[The exercise]
Transcribe the material exactly. Images do not belong in the copy.

[Recorded data]
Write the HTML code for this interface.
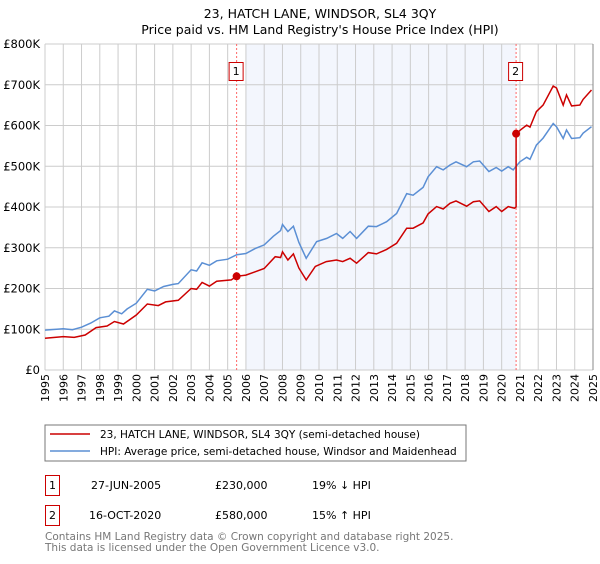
<!DOCTYPE html>
<html><head><meta charset="utf-8"><style>
body{margin:0;background:#fff;font-family:"DejaVu Sans","Liberation Sans",sans-serif;}
svg text{font-family:"DejaVu Sans","Liberation Sans",sans-serif;}
</style></head><body>
<svg id="c" width="600" height="560" xmlns="http://www.w3.org/2000/svg">
<text x="320" y="18" font-size="12.5" text-anchor="middle">23, HATCH LANE, WINDSOR, SL4 3QY</text>
<text x="320" y="34" font-size="12.5" text-anchor="middle">Price paid vs. HM Land Registry's House Price Index (HPI)</text>
<g id="plot"></g>
<rect x="45" y="425" width="421" height="36" fill="#fff" stroke="#777"/>
<line x1="50" y1="434" x2="90" y2="434" stroke="#cc0000" stroke-width="1.5"/>
<text x="100" y="438" font-size="10.5">23, HATCH LANE, WINDSOR, SL4 3QY (semi-detached house)</text>
<line x1="50" y1="451" x2="90" y2="451" stroke="#5b8fd4" stroke-width="1.5"/>
<text x="100" y="455" font-size="10.5">HPI: Average price, semi-detached house, Windsor and Maidenhead</text>
<g font-size="11">
<rect x="45.5" y="475.5" width="14" height="20" fill="none" stroke="#cc0000"/>
<text x="52.5" y="489" text-anchor="middle">1</text>
<text x="91" y="489">27-JUN-2005</text><text x="215" y="489">£230,000</text><text x="312" y="489">19% ↓ HPI</text>
<rect x="45.5" y="505.5" width="14" height="20" fill="none" stroke="#cc0000"/>
<text x="52.5" y="519" text-anchor="middle">2</text>
<text x="89" y="519">16-OCT-2020</text><text x="215" y="519">£580,000</text><text x="312" y="519">15% ↑ HPI</text>
</g>
<text x="45" y="540" font-size="10.5" fill="#777">Contains HM Land Registry data © Crown copyright and database right 2025.</text>
<text x="45" y="551" font-size="10.5" fill="#777">This data is licensed under the Open Government Licence v3.0.</text>
</svg>
<script>
const hpiYears=[1995,1996,1996.5,1997,1997.5,1998,1998.5,1998.8,1999.2,1999.5,2000,2000.6,2001,2001.5,2002,2002.3,2003,2003.3,2003.6,2004,2004.4,2005,2005.5,2006,2006.5,2007,2007.5,2007.9,2008,2008.3,2008.6,2008.9,2009.3,2009.87,2010.42,2010.96,2011.3,2011.7,2012.06,2012.7,2013.15,2013.7,2014.25,2014.8,2015.15,2015.7,2015.97,2016.44,2016.8,2017.17,2017.5,2018.08,2018.45,2018.8,2019.3,2019.7,2020,2020.36,2020.63,2021,2021.37,2021.55,2021.9,2022.27,2022.82,2023,2023.37,2023.55,2023.83,2024.28,2024.46,2024.92];
const hpiValues=[98,101,99,105,115,128,132,145,138,150,164,198,194,205,210,212,246,243,263,257,268,272,283,286,298,307,328,342,357,340,353,313,274,315,323,335,323,340,323,353,352,364,384,433,429,448,474,499,491,503,511,499,511,513,487,497,488,499,491,511,522,517,552,569,605,597,568,589,568,570,581,597];
const redYears=[1995,1996,1996.6,1997.2,1997.8,1998.4,1998.8,1999.3,2000,2000.6,2001.2,2001.6,2002.3,2003,2003.3,2003.6,2004,2004.4,2005.2,2005.49,2006,2006.5,2007,2007.6,2007.9,2008,2008.3,2008.6,2008.9,2009.3,2009.8,2010.4,2010.96,2011.3,2011.7,2012.06,2012.7,2013.15,2013.7,2014.25,2014.8,2015.15,2015.7,2015.97,2016.44,2016.8,2017.17,2017.5,2018.08,2018.45,2018.8,2019.3,2019.7,2020,2020.36,2020.7,2020.79,2020.79,2021,2021.37,2021.55,2021.9,2022.27,2022.82,2023,2023.37,2023.55,2023.83,2024.28,2024.46,2024.92];
const redValues=[78,82,80,86,104,108,119,113,135,162,158,167,171,200,198,215,206,218,221,230,233,241,249,278,276,290,270,285,250,221,254,266,270,266,274,262,288,285,296,311,348,348,361,383,401,395,409,415,402,413,415,389,401,389,401,397,400,580,588,601,596,634,650,697,692,650,675,648,650,664,687];
const saleYears=[2005.49,2020.79];
const saleValues=[230,580];
const saleLabels=["1","2"];
const yTicks=[0,100,200,300,400,500,600,700,800];
const yTickLabels=["£0","£100K","£200K","£300K","£400K","£500K","£600K","£700K","£800K"];
const xTicks=[1995,1996,1997,1998,1999,2000,2001,2002,2003,2004,2005,2006,2007,2008,2009,2010,2011,2012,2013,2014,2015,2016,2017,2018,2019,2020,2021,2022,2023,2024,2025];
const shadeRange=[2006.0,2020.79];
const X0=45,X1=593,Y0=370,Y1=44;
const xs=y=>X0+(y-1995)/30*(X1-X0);
const ys=v=>Y0-v/800*(Y0-Y1);
const NS="http://www.w3.org/2000/svg";
const g=document.getElementById('plot');
function mk(t,a){const e=document.createElementNS(NS,t);for(const k in a)e.setAttribute(k,a[k]);g.appendChild(e);return e;}
let e=mk('rect',{x:X0,y:Y1,width:X1-X0,height:Y0-Y1,fill:'#fff'});


e=mk('rect',{x:xs(shadeRange[0]),y:Y1,width:xs(shadeRange[1])-xs(shadeRange[0]),height:Y0-Y1,fill:'#f3f6fd'});


xTicks.forEach((t,i)=>{
 const l=mk('line',{x1:xs(t),x2:xs(t),y1:Y1,y2:Y0,stroke:'#cccccc','stroke-width':1});
 
 
 const tx=mk('text',{x:0,y:0,'font-size':11,'text-anchor':'end',transform:`translate(${xs(t)+4},374) rotate(-90)`});
 tx.textContent=t;
 
 
});
yTicks.forEach((t,i)=>{
 const l=mk('line',{x1:X0,x2:X1,y1:ys(t),y2:ys(t),stroke:'#cccccc','stroke-width':1});
 
 
 const tx=mk('text',{x:40,y:ys(t)+4,'font-size':11.5,'text-anchor':'end'});
 tx.textContent=yTickLabels[i];
 
 
});
saleYears.forEach((s,i)=>{
 const l=mk('line',{x1:xs(s),x2:xs(s),y1:Y1,y2:Y0,stroke:'#ff6666','stroke-width':1,'stroke-dasharray':'2,2'});
 
 
 const r=mk('rect',{x:xs(s)-7.5,y:62.5,width:14,height:18,fill:'#fff',stroke:'#cc0000'});
 
 
 const t=mk('text',{x:xs(s)-0.5,y:75,'font-size':11,'text-anchor':'middle'});
 t.textContent=saleLabels[i];
 
 
});
function pts(xa,va){return xa.map((x,i)=>xs(x).toFixed(1)+','+ys(va[i]).toFixed(1)).join(' ');}
e=mk('polyline',{points:pts(hpiYears,hpiValues),fill:'none',stroke:'#5b8fd4','stroke-width':1.5});


e=mk('polyline',{points:pts(redYears,redValues),fill:'none',stroke:'#cc0000','stroke-width':1.5});


saleYears.forEach((s,i)=>{
 const c=mk('circle',{cx:xs(s),cy:ys(saleValues[i]),r:4,fill:'#cc0000'});
 
 
});
e=mk('line',{x1:X1,x2:X1,y1:Y1,y2:Y0,stroke:'#888','stroke-width':1});


</script>
</body></html>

[Written response]
Write the HTML code for this interface.
<!DOCTYPE html>
<html><head><meta charset="utf-8"><style>
body{margin:0;background:#fff;font-family:"DejaVu Sans","Liberation Sans",sans-serif;}
svg text{font-family:"DejaVu Sans","Liberation Sans",sans-serif;}
</style></head><body>
<svg id="c" width="600" height="560" xmlns="http://www.w3.org/2000/svg">
<text x="320" y="18" font-size="12.5" text-anchor="middle">23, HATCH LANE, WINDSOR, SL4 3QY</text>
<text x="320" y="34" font-size="12.5" text-anchor="middle">Price paid vs. HM Land Registry's House Price Index (HPI)</text>
<g id="plot"></g>
<rect x="45" y="425" width="421" height="36" fill="#fff" stroke="#777"/>
<line x1="50" y1="434" x2="90" y2="434" stroke="#cc0000" stroke-width="1.5"/>
<text x="100" y="438" font-size="10.5">23, HATCH LANE, WINDSOR, SL4 3QY (semi-detached house)</text>
<line x1="50" y1="451" x2="90" y2="451" stroke="#5b8fd4" stroke-width="1.5"/>
<text x="100" y="455" font-size="10.5">HPI: Average price, semi-detached house, Windsor and Maidenhead</text>
<g font-size="11">
<rect x="45.5" y="475.5" width="14" height="20" fill="none" stroke="#cc0000"/>
<text x="52.5" y="489" text-anchor="middle">1</text>
<text x="91" y="489">27-JUN-2005</text><text x="215" y="489">£230,000</text><text x="312" y="489">19% ↓ HPI</text>
<rect x="45.5" y="505.5" width="14" height="20" fill="none" stroke="#cc0000"/>
<text x="52.5" y="519" text-anchor="middle">2</text>
<text x="89" y="519">16-OCT-2020</text><text x="215" y="519">£580,000</text><text x="312" y="519">15% ↑ HPI</text>
</g>
<text x="45" y="540" font-size="10.5" fill="#777">Contains HM Land Registry data © Crown copyright and database right 2025.</text>
<text x="45" y="551" font-size="10.5" fill="#777">This data is licensed under the Open Government Licence v3.0.</text>
</svg>
<script>
const hpiYears=[1995,1996,1996.5,1997,1997.5,1998,1998.5,1998.8,1999.2,1999.5,2000,2000.6,2001,2001.5,2002,2002.3,2003,2003.3,2003.6,2004,2004.4,2005,2005.5,2006,2006.5,2007,2007.5,2007.9,2008,2008.3,2008.6,2008.9,2009.3,2009.87,2010.42,2010.96,2011.3,2011.7,2012.06,2012.7,2013.15,2013.7,2014.25,2014.8,2015.15,2015.7,2015.97,2016.44,2016.8,2017.17,2017.5,2018.08,2018.45,2018.8,2019.3,2019.7,2020,2020.36,2020.63,2021,2021.37,2021.55,2021.9,2022.27,2022.82,2023,2023.37,2023.55,2023.83,2024.28,2024.46,2024.92];
const hpiValues=[98,101,99,105,115,128,132,145,138,150,164,198,194,205,210,212,246,243,263,257,268,272,283,286,298,307,328,342,357,340,353,313,274,315,323,335,323,340,323,353,352,364,384,433,429,448,474,499,491,503,511,499,511,513,487,497,488,499,491,511,522,517,552,569,605,597,568,589,568,570,581,597];
const redYears=[1995,1996,1996.6,1997.2,1997.8,1998.4,1998.8,1999.3,2000,2000.6,2001.2,2001.6,2002.3,2003,2003.3,2003.6,2004,2004.4,2005.2,2005.49,2006,2006.5,2007,2007.6,2007.9,2008,2008.3,2008.6,2008.9,2009.3,2009.8,2010.4,2010.96,2011.3,2011.7,2012.06,2012.7,2013.15,2013.7,2014.25,2014.8,2015.15,2015.7,2015.97,2016.44,2016.8,2017.17,2017.5,2018.08,2018.45,2018.8,2019.3,2019.7,2020,2020.36,2020.7,2020.79,2020.79,2021,2021.37,2021.55,2021.9,2022.27,2022.82,2023,2023.37,2023.55,2023.83,2024.28,2024.46,2024.92];
const redValues=[78,82,80,86,104,108,119,113,135,162,158,167,171,200,198,215,206,218,221,230,233,241,249,278,276,290,270,285,250,221,254,266,270,266,274,262,288,285,296,311,348,348,361,383,401,395,409,415,402,413,415,389,401,389,401,397,400,580,588,601,596,634,650,697,692,650,675,648,650,664,687];
const saleYears=[2005.49,2020.79];
const saleValues=[230,580];
const saleLabels=["1","2"];
const yTicks=[0,100,200,300,400,500,600,700,800];
const yTickLabels=["£0","£100K","£200K","£300K","£400K","£500K","£600K","£700K","£800K"];
const xTicks=[1995,1996,1997,1998,1999,2000,2001,2002,2003,2004,2005,2006,2007,2008,2009,2010,2011,2012,2013,2014,2015,2016,2017,2018,2019,2020,2021,2022,2023,2024,2025];
const shadeRange=[2006.0,2020.79];
const X0=45,X1=593,Y0=370,Y1=44;
const xs=y=>X0+(y-1995)/30*(X1-X0);
const ys=v=>Y0-v/800*(Y0-Y1);
const NS="http://www.w3.org/2000/svg";
const g=document.getElementById('plot');
function mk(t,a){const e=document.createElementNS(NS,t);for(const k in a)e.setAttribute(k,a[k]);g.appendChild(e);return e;}
let e=mk('rect',{x:X0,y:Y1,width:X1-X0,height:Y0-Y1,fill:'#fff'});


e=mk('rect',{x:xs(shadeRange[0]),y:Y1,width:xs(shadeRange[1])-xs(shadeRange[0]),height:Y0-Y1,fill:'#f3f6fd'});


xTicks.forEach((t,i)=>{
 const l=mk('line',{x1:xs(t),x2:xs(t),y1:Y1,y2:Y0,stroke:'#cccccc','stroke-width':1});
 
 
 const tx=mk('text',{x:0,y:0,'font-size':11,'text-anchor':'end',transform:`translate(${xs(t)+4},374) rotate(-90)`});
 tx.textContent=t;
 
 
});
yTicks.forEach((t,i)=>{
 const l=mk('line',{x1:X0,x2:X1,y1:ys(t),y2:ys(t),stroke:'#cccccc','stroke-width':1});
 
 
 const tx=mk('text',{x:40,y:ys(t)+4,'font-size':11.5,'text-anchor':'end'});
 tx.textContent=yTickLabels[i];
 
 
});
saleYears.forEach((s,i)=>{
 const l=mk('line',{x1:xs(s),x2:xs(s),y1:Y1,y2:Y0,stroke:'#ff6666','stroke-width':1,'stroke-dasharray':'2,2'});
 
 
 const r=mk('rect',{x:xs(s)-7.5,y:62.5,width:14,height:18,fill:'#fff',stroke:'#cc0000'});
 
 
 const t=mk('text',{x:xs(s)-0.5,y:75,'font-size':11,'text-anchor':'middle'});
 t.textContent=saleLabels[i];
 
 
});
function pts(xa,va){return xa.map((x,i)=>xs(x).toFixed(1)+','+ys(va[i]).toFixed(1)).join(' ');}
e=mk('polyline',{points:pts(hpiYears,hpiValues),fill:'none',stroke:'#5b8fd4','stroke-width':1.5});


e=mk('polyline',{points:pts(redYears,redValues),fill:'none',stroke:'#cc0000','stroke-width':1.5});


saleYears.forEach((s,i)=>{
 const c=mk('circle',{cx:xs(s),cy:ys(saleValues[i]),r:4,fill:'#cc0000'});
 
 
});
e=mk('line',{x1:X1,x2:X1,y1:Y1,y2:Y0,stroke:'#888','stroke-width':1});


</script>
</body></html>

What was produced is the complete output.